Doctor Who: The Big Bang
V: Red Sky
In my sometimes misguided adolescence, I turned my nose up at American television - and American SF in particular - and worship British telly. Theirs was all surface gloss and no substance, I'd snottily proclaim: noise, big hair, perfect teeth, and conveyor belt plots. Our stuff (ironic that, being an Irish boy from the occupied North) was much better: intelligent, ironic, witty, gritty...
If ever that was true (was it just youthful snobbery?) then the last 10 years or so have well and truly changed things. Because these days, the only thing that UK Small Screen Inc. does well is soap. EastEnders and Coronation Street are amazing, wonderful beasts. But it seems like Blighty can no longer do drama, or even the humble sitcom, at which it once excelled. No wonder so many actors are flocking to America for a decent gig. And as yesterday's Doctor Who season finale proved, decent sci-fi is definitely of the menu too.
Last week, the first season of the reimagined V also concluded, and today I watched it back to back with Doctor Who.
One was an engaging, action-packed, straightforward yarn; the other a convoluted mess of tedious McGuffins, the sole purpose of which was to aggrandise its author. Steven Moffat's Doctor Who has been, almost from the beginning, an empty promise: so many bad, bad ideas and missteps; every decision made with a shrewd eye on merchandising.
I've watched Doctor Who since I was a toddler in the 80s. Some of my earliest memories are of Doctor Who. And I stopped watching this year. I didn't care. It's like a (straight) teenage fan had been handed the whole thing by the BBC and told, "There - do whatever you want." So we have a kid doing his best as the Doctor, horribly redesigned Daleks, sleazy slap'n'tickle, and then, in the finale, like, every monster, ever! Like, wow, dude!
The Pandorica. The Silence. Over-engineered gimmicks with grand labels, desperately stretched, like Cassandra from that first series back in 2005. A friend of mine - who writes novels and films and plays - often says that he longs for some straightforward storytelling. God, so do I. The over-cooked, re-heated shambles that made up this year's season finale was anything but straightforward. Thinking about it makes my head hurt.

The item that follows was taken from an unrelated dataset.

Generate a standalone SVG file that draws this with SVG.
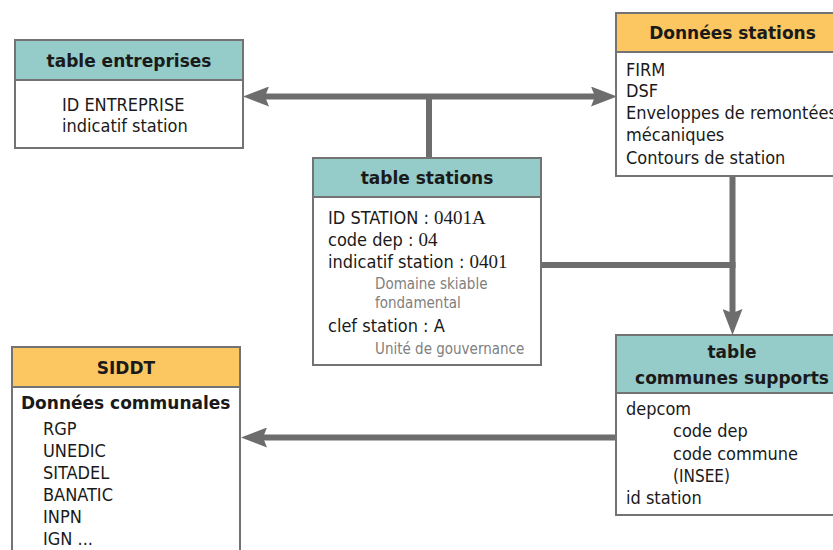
<svg xmlns="http://www.w3.org/2000/svg" width="833" height="550" viewBox="0 0 833 550">
<defs>
<style>
.box{fill:#ffffff;stroke:#737373;stroke-width:2}
.hteal{fill:#95cbc9;stroke:#737373;stroke-width:2}
.horange{fill:#fcc661;stroke:#737373;stroke-width:2}
.h{font-family:'DejaVu Sans','Liberation Sans',sans-serif;font-weight:bold;font-size:17px;fill:#1a1a1a;text-anchor:middle}
.t{font-family:'DejaVu Sans Condensed','DejaVu Sans','Liberation Sans',sans-serif;font-stretch:condensed;font-size:18px;fill:#1a1a1a}
.g{font-family:'DejaVu Sans Condensed','DejaVu Sans','Liberation Sans',sans-serif;font-stretch:condensed;font-size:15px;fill:#808080}
.b{font-family:'DejaVu Sans','Liberation Sans',sans-serif;font-weight:bold;font-size:17px;fill:#1a1a1a}
.s{font-family:'Liberation Serif',serif;font-stretch:normal;font-size:19px}
.c{fill:none;stroke:#6d6d6d;stroke-width:6}
</style>
<marker id="ah" viewBox="0 0 26 20" refX="4" refY="10" markerWidth="26" markerHeight="20" markerUnits="userSpaceOnUse" orient="auto-start-reverse">
<path d="M0,0 L26,10 L0,20 L4,10 Z" fill="#6d6d6d"/>
</marker>
</defs>
<rect width="833" height="550" fill="#ffffff"/>

<g id="connectors">
<path class="c" d="M265,96.5 H595" marker-start="url(#ah)" marker-end="url(#ah)"/>
<path class="c" d="M429,96.5 V158"/>
<path class="c" d="M541,265 H735.5"/>
<path class="c" d="M732.5,176 V313" marker-end="url(#ah)"/>
<path class="c" d="M616,437.5 H263" marker-end="url(#ah)"/>
</g>

<g id="table-entreprises">
<rect class="box" x="15" y="40" width="228" height="108"/>
<rect class="hteal" x="15" y="40" width="228" height="40"/>
<text class="h" x="129" y="67">table entreprises</text>
<text class="t" x="62" y="111">ID ENTREPRISE</text>
<text class="t" x="62" y="132">indicatif station</text>
</g>

<g id="donnees-stations">
<rect class="box" x="616" y="13" width="250" height="163"/>
<rect class="horange" x="616" y="13" width="250" height="39"/>
<text class="h" x="732.5" y="39">Données stations</text>
<text class="t" x="626" y="76">FIRM</text>
<text class="t" x="626" y="97">DSF</text>
<text class="t" x="626" y="119">Enveloppes de remontées</text>
<text class="t" x="626" y="141">mécaniques</text>
<text class="t" x="626" y="164">Contours de station</text>
</g>

<g id="table-stations">
<rect class="box" x="313" y="158" width="228" height="207"/>
<rect class="hteal" x="313" y="158" width="228" height="39"/>
<text class="h" x="427" y="184">table stations</text>
<text class="t" x="328" y="224">ID STATION : <tspan class="s">0401A</tspan></text>
<text class="t" x="328" y="246">code dep : <tspan class="s">04</tspan></text>
<text class="t" x="328" y="268">indicatif station : <tspan class="s">0401</tspan></text>
<text class="g" x="375" y="289">Domaine skiable</text>
<text class="g" x="375" y="308">fondamental</text>
<text class="t" x="328" y="332">clef station : A</text>
<text class="g" x="375" y="354">Unité de gouvernance</text>
</g>

<g id="table-communes-supports">
<rect class="box" x="616" y="335" width="250" height="180"/>
<rect class="hteal" x="616" y="335" width="250" height="58"/>
<text class="h" x="732" y="358">table</text>
<text class="h" x="732" y="384">communes supports</text>
<text class="t" x="626" y="415">depcom</text>
<text class="t" x="673" y="437">code dep</text>
<text class="t" x="673" y="460">code commune</text>
<text class="t" x="673" y="482" style="font-size:17px">(INSEE)</text>
<text class="t" x="626" y="504">id station</text>
</g>

<g id="siddt">
<rect class="box" x="12" y="347" width="228" height="230"/>
<rect class="horange" x="12" y="347" width="228" height="40"/>
<text class="h" x="126" y="374">SIDDT</text>
<text class="b" x="21" y="409">Données communales</text>
<text class="t" x="43" y="435">RGP</text>
<text class="t" x="43" y="457">UNEDIC</text>
<text class="t" x="43" y="479">SITADEL</text>
<text class="t" x="43" y="501">BANATIC</text>
<text class="t" x="43" y="523">INPN</text>
<text class="t" x="43" y="545">IGN ...</text>
</g>
</svg>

The whole universe is destroyed (again?). The Doctor is killed (again? But oh no, actually he isn't). Amy is killed (but actually she isn't). Everyone is killed and so is the TARDIS (er... nah, they're not really). That's because in 21st century Doctor Who, you can play out any situation for thrills (or ratings), and there's never any consequences, because there's always a big reboot button at the end that makes everything better.
Just imagine the climax to Season 96, sometime in the future: The Doctor is being gang-raped by a pack of rabid Ogrons, while simultaneously, literally channelling Buddha, who's fisting eternity. BUT! A reflection on River Song's iPad 9.0 sends the Master into the heart of the Sun which then implodes and splatters everyone with cosmic cum, twitching the time vortex so that everything was the same as it was in the beginning.

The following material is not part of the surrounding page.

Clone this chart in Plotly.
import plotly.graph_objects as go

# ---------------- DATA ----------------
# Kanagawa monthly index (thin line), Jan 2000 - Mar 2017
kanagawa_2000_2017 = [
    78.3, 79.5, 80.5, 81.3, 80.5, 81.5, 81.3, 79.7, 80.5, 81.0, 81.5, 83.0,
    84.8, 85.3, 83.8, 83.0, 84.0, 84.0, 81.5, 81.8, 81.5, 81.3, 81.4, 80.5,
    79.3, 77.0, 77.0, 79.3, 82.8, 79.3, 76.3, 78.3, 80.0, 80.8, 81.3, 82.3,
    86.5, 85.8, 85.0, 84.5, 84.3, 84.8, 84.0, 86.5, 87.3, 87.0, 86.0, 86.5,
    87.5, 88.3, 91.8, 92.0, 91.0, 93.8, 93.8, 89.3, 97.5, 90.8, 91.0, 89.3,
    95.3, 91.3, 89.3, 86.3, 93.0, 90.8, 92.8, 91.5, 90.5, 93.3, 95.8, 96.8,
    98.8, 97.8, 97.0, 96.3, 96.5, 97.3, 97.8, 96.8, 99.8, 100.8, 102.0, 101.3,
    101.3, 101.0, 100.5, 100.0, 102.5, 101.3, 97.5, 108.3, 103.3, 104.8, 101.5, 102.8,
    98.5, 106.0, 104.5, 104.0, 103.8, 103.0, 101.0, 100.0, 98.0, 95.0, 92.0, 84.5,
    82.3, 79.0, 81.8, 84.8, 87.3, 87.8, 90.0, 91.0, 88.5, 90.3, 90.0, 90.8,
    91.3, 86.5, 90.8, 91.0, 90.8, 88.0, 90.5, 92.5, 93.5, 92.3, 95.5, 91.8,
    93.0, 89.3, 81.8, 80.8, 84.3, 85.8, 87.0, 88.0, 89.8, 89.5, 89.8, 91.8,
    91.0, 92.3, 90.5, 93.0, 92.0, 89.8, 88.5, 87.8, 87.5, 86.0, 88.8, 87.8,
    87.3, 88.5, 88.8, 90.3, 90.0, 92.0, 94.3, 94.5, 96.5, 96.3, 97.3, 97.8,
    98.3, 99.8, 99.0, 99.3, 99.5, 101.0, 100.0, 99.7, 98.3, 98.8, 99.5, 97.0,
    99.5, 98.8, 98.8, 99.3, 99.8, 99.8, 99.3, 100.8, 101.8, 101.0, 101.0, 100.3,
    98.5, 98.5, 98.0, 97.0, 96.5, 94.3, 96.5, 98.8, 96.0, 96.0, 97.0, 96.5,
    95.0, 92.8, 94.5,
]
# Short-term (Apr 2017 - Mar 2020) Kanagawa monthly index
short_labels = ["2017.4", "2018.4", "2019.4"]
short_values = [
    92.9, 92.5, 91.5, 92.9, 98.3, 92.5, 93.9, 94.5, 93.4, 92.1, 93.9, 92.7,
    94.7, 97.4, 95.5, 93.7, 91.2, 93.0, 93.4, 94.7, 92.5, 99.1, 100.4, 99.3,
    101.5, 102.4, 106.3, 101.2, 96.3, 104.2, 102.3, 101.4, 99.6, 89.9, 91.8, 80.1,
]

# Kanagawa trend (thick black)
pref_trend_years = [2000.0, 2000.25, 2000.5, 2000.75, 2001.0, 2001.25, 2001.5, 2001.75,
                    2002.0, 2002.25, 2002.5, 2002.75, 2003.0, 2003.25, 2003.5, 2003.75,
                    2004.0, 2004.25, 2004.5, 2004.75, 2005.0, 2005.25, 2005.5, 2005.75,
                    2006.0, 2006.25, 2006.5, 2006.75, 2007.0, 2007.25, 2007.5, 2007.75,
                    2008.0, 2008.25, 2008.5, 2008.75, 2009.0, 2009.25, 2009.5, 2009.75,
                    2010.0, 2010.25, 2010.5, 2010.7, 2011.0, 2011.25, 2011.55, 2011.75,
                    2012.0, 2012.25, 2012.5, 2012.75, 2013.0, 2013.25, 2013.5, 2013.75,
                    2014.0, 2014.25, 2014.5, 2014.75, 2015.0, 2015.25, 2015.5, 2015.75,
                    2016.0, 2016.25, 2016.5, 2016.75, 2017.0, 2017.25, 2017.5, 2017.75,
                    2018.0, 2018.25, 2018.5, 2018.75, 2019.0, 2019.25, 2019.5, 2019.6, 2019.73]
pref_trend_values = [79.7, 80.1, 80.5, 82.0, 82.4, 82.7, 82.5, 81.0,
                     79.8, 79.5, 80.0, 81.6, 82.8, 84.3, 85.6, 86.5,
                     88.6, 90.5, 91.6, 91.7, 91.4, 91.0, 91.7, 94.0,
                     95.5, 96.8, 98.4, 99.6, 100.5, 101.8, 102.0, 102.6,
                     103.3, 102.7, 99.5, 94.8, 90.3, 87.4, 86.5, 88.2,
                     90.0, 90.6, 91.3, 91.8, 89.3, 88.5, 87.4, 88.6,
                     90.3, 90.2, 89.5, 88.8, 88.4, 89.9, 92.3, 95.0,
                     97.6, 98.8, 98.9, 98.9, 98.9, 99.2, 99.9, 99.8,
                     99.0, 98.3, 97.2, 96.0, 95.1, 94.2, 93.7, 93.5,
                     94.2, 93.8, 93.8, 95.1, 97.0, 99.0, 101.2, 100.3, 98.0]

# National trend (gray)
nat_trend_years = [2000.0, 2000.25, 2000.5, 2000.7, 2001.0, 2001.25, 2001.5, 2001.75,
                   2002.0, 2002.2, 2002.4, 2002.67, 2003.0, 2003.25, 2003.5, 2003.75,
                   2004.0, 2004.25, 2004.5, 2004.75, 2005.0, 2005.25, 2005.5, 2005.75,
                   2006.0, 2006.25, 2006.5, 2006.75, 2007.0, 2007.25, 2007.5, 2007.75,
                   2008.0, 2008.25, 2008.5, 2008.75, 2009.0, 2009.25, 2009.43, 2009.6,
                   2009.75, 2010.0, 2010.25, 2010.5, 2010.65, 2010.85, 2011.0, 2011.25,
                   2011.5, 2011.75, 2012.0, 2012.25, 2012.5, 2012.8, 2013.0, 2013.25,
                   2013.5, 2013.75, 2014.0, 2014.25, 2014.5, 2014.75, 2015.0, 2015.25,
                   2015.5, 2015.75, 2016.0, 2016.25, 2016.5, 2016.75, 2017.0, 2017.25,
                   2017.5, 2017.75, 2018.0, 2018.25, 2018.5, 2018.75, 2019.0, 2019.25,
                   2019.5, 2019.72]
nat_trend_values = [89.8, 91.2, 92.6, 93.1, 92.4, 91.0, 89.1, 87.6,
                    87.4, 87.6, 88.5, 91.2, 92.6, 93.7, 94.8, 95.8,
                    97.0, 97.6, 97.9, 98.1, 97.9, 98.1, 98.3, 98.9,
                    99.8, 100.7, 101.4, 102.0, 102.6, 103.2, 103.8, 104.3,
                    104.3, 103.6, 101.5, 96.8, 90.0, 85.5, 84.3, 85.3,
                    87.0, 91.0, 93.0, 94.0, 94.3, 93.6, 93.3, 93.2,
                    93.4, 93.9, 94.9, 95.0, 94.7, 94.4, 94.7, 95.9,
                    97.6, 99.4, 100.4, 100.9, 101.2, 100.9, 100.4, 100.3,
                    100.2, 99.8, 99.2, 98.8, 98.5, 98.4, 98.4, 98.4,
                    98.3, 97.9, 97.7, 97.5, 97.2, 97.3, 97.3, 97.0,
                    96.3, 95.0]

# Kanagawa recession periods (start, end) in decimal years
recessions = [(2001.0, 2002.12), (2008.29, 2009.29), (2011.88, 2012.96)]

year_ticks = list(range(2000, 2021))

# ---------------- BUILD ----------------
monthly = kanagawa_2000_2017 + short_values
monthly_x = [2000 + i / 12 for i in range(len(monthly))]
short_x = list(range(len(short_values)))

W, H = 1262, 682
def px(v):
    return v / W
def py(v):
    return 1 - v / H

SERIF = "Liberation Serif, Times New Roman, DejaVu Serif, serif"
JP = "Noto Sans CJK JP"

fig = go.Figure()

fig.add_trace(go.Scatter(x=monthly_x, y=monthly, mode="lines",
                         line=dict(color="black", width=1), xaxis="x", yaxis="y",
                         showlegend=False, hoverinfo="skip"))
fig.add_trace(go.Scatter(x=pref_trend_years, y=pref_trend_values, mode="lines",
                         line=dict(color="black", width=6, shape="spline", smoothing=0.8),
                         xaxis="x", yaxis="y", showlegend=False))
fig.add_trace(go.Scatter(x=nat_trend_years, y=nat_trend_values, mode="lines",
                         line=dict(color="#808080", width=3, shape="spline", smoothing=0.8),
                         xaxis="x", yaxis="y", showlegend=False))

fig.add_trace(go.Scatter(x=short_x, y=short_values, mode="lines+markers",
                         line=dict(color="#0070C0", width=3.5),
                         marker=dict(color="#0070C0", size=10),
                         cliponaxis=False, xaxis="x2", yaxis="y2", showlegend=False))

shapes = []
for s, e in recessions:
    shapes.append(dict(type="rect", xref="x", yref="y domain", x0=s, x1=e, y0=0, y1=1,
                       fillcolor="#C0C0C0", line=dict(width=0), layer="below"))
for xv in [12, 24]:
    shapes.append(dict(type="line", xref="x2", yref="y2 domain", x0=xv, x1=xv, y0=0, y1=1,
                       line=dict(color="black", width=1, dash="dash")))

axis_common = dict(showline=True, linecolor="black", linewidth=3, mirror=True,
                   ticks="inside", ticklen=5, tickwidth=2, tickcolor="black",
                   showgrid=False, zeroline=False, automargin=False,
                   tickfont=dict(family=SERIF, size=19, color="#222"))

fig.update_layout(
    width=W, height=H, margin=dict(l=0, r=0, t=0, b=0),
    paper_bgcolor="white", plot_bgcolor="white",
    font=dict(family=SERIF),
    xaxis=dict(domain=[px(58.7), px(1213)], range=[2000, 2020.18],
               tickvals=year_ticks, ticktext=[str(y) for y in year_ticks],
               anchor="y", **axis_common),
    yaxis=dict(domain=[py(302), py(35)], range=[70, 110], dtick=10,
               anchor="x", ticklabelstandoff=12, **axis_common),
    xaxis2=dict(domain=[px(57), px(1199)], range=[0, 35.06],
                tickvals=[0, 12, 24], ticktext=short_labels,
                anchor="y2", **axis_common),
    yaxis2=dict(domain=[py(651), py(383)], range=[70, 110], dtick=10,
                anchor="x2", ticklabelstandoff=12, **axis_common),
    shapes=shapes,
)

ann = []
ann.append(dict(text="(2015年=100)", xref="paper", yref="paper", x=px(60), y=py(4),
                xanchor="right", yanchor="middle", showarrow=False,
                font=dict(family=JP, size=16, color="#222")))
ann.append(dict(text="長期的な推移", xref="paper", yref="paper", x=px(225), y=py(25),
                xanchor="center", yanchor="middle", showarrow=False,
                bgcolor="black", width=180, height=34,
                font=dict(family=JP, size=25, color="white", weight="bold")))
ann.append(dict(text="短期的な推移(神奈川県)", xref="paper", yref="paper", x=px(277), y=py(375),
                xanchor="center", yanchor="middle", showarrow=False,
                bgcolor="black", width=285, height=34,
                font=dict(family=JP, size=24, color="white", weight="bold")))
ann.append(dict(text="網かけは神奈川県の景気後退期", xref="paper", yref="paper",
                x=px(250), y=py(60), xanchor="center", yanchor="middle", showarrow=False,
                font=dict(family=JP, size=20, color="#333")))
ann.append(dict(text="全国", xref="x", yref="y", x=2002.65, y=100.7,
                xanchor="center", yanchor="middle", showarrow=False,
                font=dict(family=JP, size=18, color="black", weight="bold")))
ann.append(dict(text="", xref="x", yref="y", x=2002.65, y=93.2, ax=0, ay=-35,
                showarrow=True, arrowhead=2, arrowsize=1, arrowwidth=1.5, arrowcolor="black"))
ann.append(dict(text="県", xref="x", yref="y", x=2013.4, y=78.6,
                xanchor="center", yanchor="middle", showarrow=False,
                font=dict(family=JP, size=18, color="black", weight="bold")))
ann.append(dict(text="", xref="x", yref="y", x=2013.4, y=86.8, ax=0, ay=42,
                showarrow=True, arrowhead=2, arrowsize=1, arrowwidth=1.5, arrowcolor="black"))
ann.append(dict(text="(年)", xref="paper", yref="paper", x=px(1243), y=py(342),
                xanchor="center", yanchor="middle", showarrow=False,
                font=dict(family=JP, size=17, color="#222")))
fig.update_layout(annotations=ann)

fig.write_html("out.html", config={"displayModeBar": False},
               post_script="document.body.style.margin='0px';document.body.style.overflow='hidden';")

You know where you are with V. They tell a story, you see, with thrills and spills thrown in. It's not perfect. The CGI spaceship interiors are appalling. The characters are, by and large, cardboard cutouts. This lot - complete with a conflicted priest - wouldn't be out of place in The Poseidon Adventure.
But it clips along. It makes sense. Characters don't have to vomit huge paragraphs of script in milliseconds, explaining what's just happened. When FBI agent Erica throws a grenade into Anna's revolting maternity ward, I get it. It makes sense. When the Doctor decides to fly the Pandorica, which was a prison, but is now a rocket (or something) into the Sun (which is the exploding TARDIS) and then doesn't die, or does (who knows? Who cares?), I don't. It just annoys me. Don't treat me like an idiot. I don't read The Sun and The Daily Mail. I don't like Jeremy Clarkson. And I don't like your Doctor Who - because it's shit.
That's what Steven Moffat's Doctor Who does: treats its audience like idiots; breathless, excitable puppies who'll respond to any old stimuli.
Doctor Who can be big and clever, and deep, and emotional. It has been before, from day one. But today's TV impresarios have one overriding agenda, and that is their own egos, their own careers, and their own bank balance. I won't be buying any of their ugly Daleks, or self-congratulatory DVDs. But thousands will do.
Moffat: you've done what no other producer has done in nearly fifty years. You've totally fucked it up.